Return all the data below as it stands, minus the pictures.

-*-

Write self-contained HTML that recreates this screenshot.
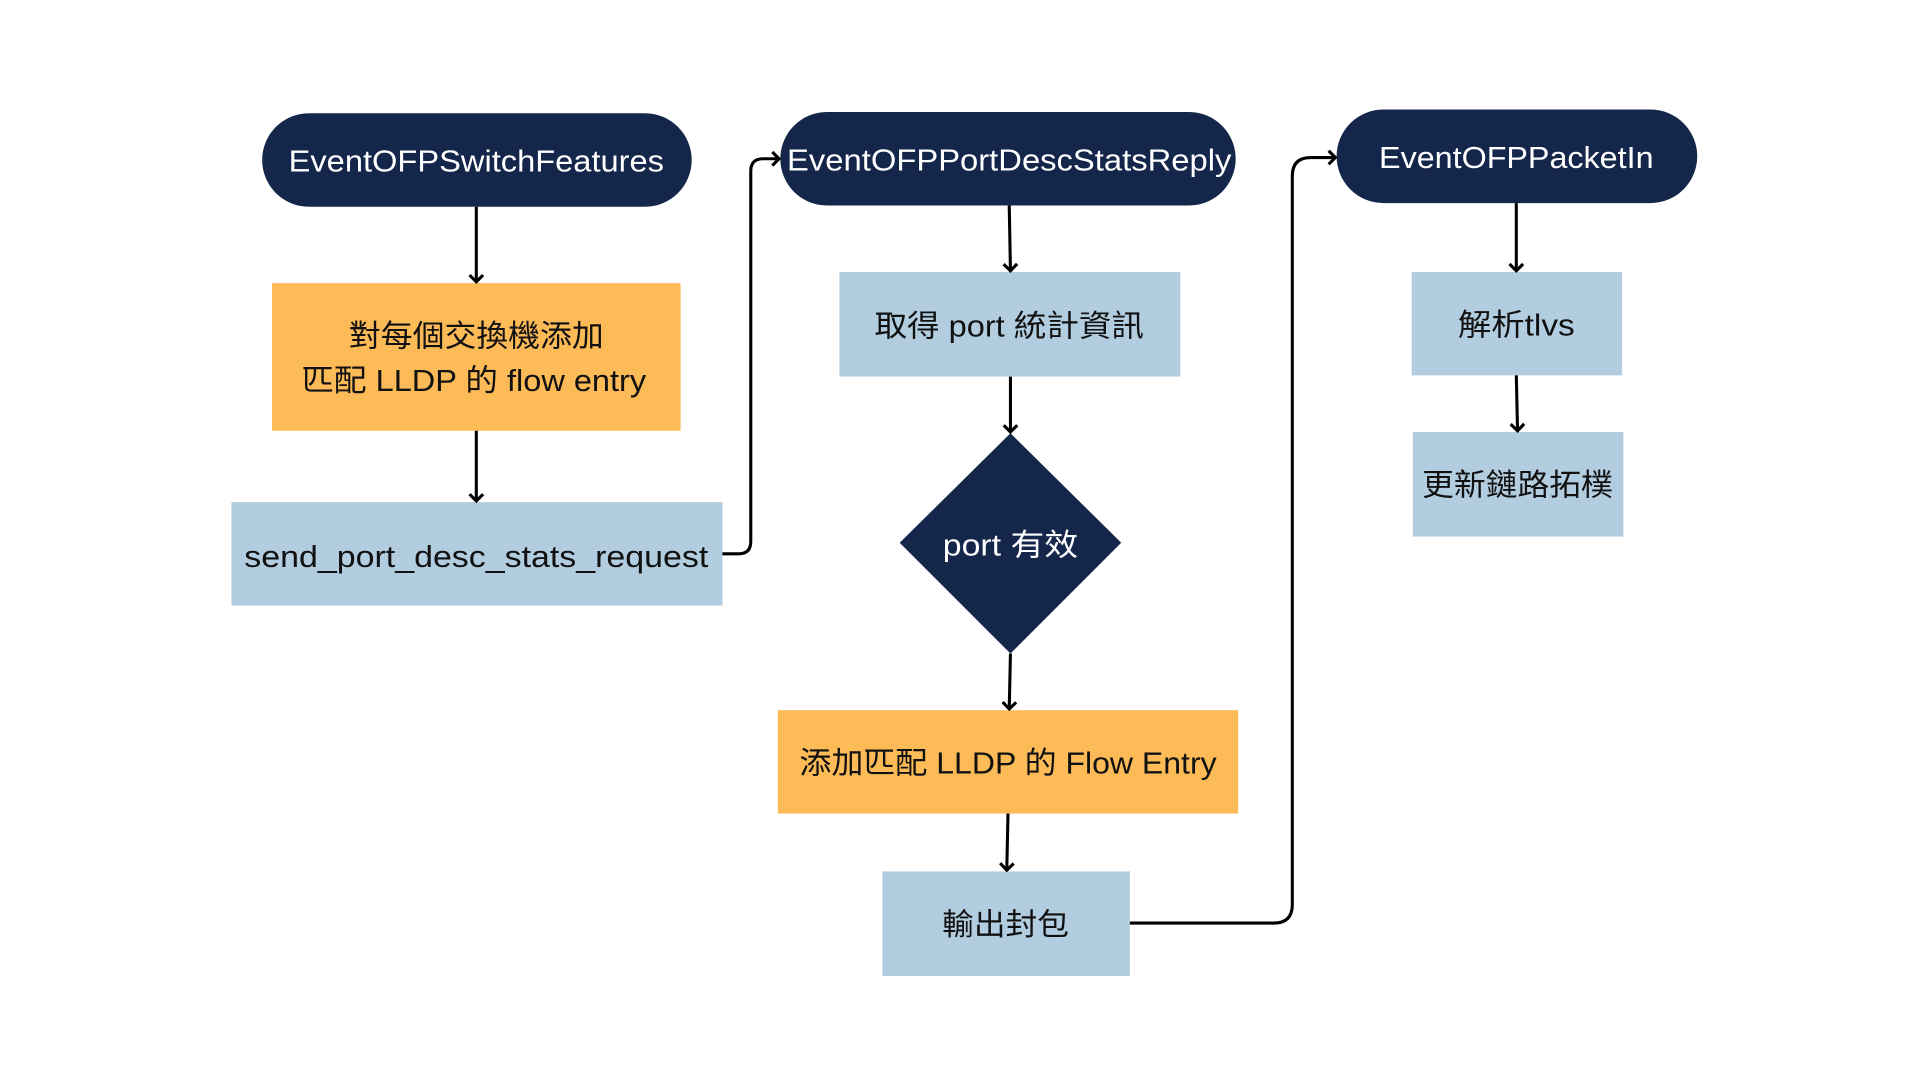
<!DOCTYPE html>
<html><head><meta charset="utf-8"><style>html,body{margin:0;padding:0;background:#fff}svg{display:block}</style></head>
<body>
<svg width="1920" height="1080" viewBox="0 0 1560 877.5" xmlns="http://www.w3.org/2000/svg">
<defs><marker id="a" markerWidth="14" markerHeight="14" refX="7" refY="7" orient="auto" markerUnits="userSpaceOnUse"><path d="M1.5,1.5 L7,7 L1.5,12.5" fill="none" stroke="#000" stroke-width="2.5"/></marker></defs>
<rect width="1560" height="877.5" fill="#fff"/>
<g fill="#15264b">
<rect x="213" y="92" width="349" height="76" rx="38"/>
<rect x="634" y="91" width="370" height="76" rx="38"/>
<rect x="1086" y="89" width="293" height="76" rx="38"/>
<polygon points="821,352 911,441 821,531 731,441"/>
</g>
<g fill="#fdbb58">
<rect x="221" y="230" width="332" height="120"/>
<rect x="632" y="577" width="374" height="84"/>
</g>
<g fill="#b2cde0">
<rect x="188" y="408" width="399" height="84"/>
<rect x="682" y="221" width="277" height="85"/>
<rect x="717" y="708" width="201" height="85"/>
<rect x="1147" y="221" width="171" height="84"/>
<rect x="1148" y="351" width="171" height="85"/>
</g>
<g stroke="#000" stroke-width="2.5" fill="none" marker-end="url(#a)">
<path d="M387,168 L387,229"/>
<path d="M387,350 L387,407"/>
<path d="M587,450 L600,450 Q610,450 610,440 L610,139 Q610,129 620,129 L633,129"/>
<path d="M820,167 L821,220"/>
<path d="M821,306 L821,351"/>
<path d="M821,531 L820,576"/>
<path d="M819,661 L818,707"/>
<path d="M918,750 L1035,750 Q1050,750 1050,735 L1050,143 Q1050,128 1065,128 L1085,128"/>
<path d="M1232,165 L1232,220"/>
<path d="M1232,305 L1233,350"/>
</g>
<g font-family="Liberation Sans, Noto Sans CJK TC, sans-serif" font-size="25" text-anchor="middle" dominant-baseline="central">
<g fill="#fff">
<text x="387" y="131" textLength="305" lengthAdjust="spacingAndGlyphs">EventOFPSwitchFeatures</text>
<text x="820" y="130" textLength="361" lengthAdjust="spacingAndGlyphs">EventOFPPortDescStatsReply</text>
<text x="1232" y="128" textLength="223" lengthAdjust="spacingAndGlyphs">EventOFPPacketIn</text>
<text x="821" y="443" textLength="110" lengthAdjust="spacingAndGlyphs">port 有效</text>
</g>
<g fill="#111">
<text x="387" y="273" textLength="207" lengthAdjust="spacingAndGlyphs">對每個交換機添加</text>
<text x="385" y="309" textLength="280" lengthAdjust="spacingAndGlyphs">匹配 LLDP 的 flow entry</text>
<text x="387" y="452" textLength="377" lengthAdjust="spacingAndGlyphs">send_port_desc_stats_request</text>
<text x="820" y="265" textLength="219" lengthAdjust="spacingAndGlyphs">取得 port 統計資訊</text>
<text x="819" y="620" textLength="339" lengthAdjust="spacingAndGlyphs">添加匹配 LLDP 的 Flow Entry</text>
<text x="817" y="751" textLength="103" lengthAdjust="spacingAndGlyphs">輸出封包</text>
<text x="1232" y="264" textLength="95" lengthAdjust="spacingAndGlyphs">解析tlvs</text>
<text x="1233" y="394" textLength="155" lengthAdjust="spacingAndGlyphs">更新鏈路拓樸</text>
</g>
</g>
</svg>
</body></html>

-*-

* **Reply**
Write self-contained HTML that recreates this screenshot.
<!DOCTYPE html>
<html><head><meta charset="utf-8"><style>html,body{margin:0;padding:0;background:#fff}svg{display:block}</style></head>
<body>
<svg width="1920" height="1080" viewBox="0 0 1560 877.5" xmlns="http://www.w3.org/2000/svg">
<defs><marker id="a" markerWidth="14" markerHeight="14" refX="7" refY="7" orient="auto" markerUnits="userSpaceOnUse"><path d="M1.5,1.5 L7,7 L1.5,12.5" fill="none" stroke="#000" stroke-width="2.5"/></marker></defs>
<rect width="1560" height="877.5" fill="#fff"/>
<g fill="#15264b">
<rect x="213" y="92" width="349" height="76" rx="38"/>
<rect x="634" y="91" width="370" height="76" rx="38"/>
<rect x="1086" y="89" width="293" height="76" rx="38"/>
<polygon points="821,352 911,441 821,531 731,441"/>
</g>
<g fill="#fdbb58">
<rect x="221" y="230" width="332" height="120"/>
<rect x="632" y="577" width="374" height="84"/>
</g>
<g fill="#b2cde0">
<rect x="188" y="408" width="399" height="84"/>
<rect x="682" y="221" width="277" height="85"/>
<rect x="717" y="708" width="201" height="85"/>
<rect x="1147" y="221" width="171" height="84"/>
<rect x="1148" y="351" width="171" height="85"/>
</g>
<g stroke="#000" stroke-width="2.5" fill="none" marker-end="url(#a)">
<path d="M387,168 L387,229"/>
<path d="M387,350 L387,407"/>
<path d="M587,450 L600,450 Q610,450 610,440 L610,139 Q610,129 620,129 L633,129"/>
<path d="M820,167 L821,220"/>
<path d="M821,306 L821,351"/>
<path d="M821,531 L820,576"/>
<path d="M819,661 L818,707"/>
<path d="M918,750 L1035,750 Q1050,750 1050,735 L1050,143 Q1050,128 1065,128 L1085,128"/>
<path d="M1232,165 L1232,220"/>
<path d="M1232,305 L1233,350"/>
</g>
<g font-family="Liberation Sans, Noto Sans CJK TC, sans-serif" font-size="25" text-anchor="middle" dominant-baseline="central">
<g fill="#fff">
<text x="387" y="131" textLength="305" lengthAdjust="spacingAndGlyphs">EventOFPSwitchFeatures</text>
<text x="820" y="130" textLength="361" lengthAdjust="spacingAndGlyphs">EventOFPPortDescStatsReply</text>
<text x="1232" y="128" textLength="223" lengthAdjust="spacingAndGlyphs">EventOFPPacketIn</text>
<text x="821" y="443" textLength="110" lengthAdjust="spacingAndGlyphs">port 有效</text>
</g>
<g fill="#111">
<text x="387" y="273" textLength="207" lengthAdjust="spacingAndGlyphs">對每個交換機添加</text>
<text x="385" y="309" textLength="280" lengthAdjust="spacingAndGlyphs">匹配 LLDP 的 flow entry</text>
<text x="387" y="452" textLength="377" lengthAdjust="spacingAndGlyphs">send_port_desc_stats_request</text>
<text x="820" y="265" textLength="219" lengthAdjust="spacingAndGlyphs">取得 port 統計資訊</text>
<text x="819" y="620" textLength="339" lengthAdjust="spacingAndGlyphs">添加匹配 LLDP 的 Flow Entry</text>
<text x="817" y="751" textLength="103" lengthAdjust="spacingAndGlyphs">輸出封包</text>
<text x="1232" y="264" textLength="95" lengthAdjust="spacingAndGlyphs">解析tlvs</text>
<text x="1233" y="394" textLength="155" lengthAdjust="spacingAndGlyphs">更新鏈路拓樸</text>
</g>
</g>
</svg>
</body></html>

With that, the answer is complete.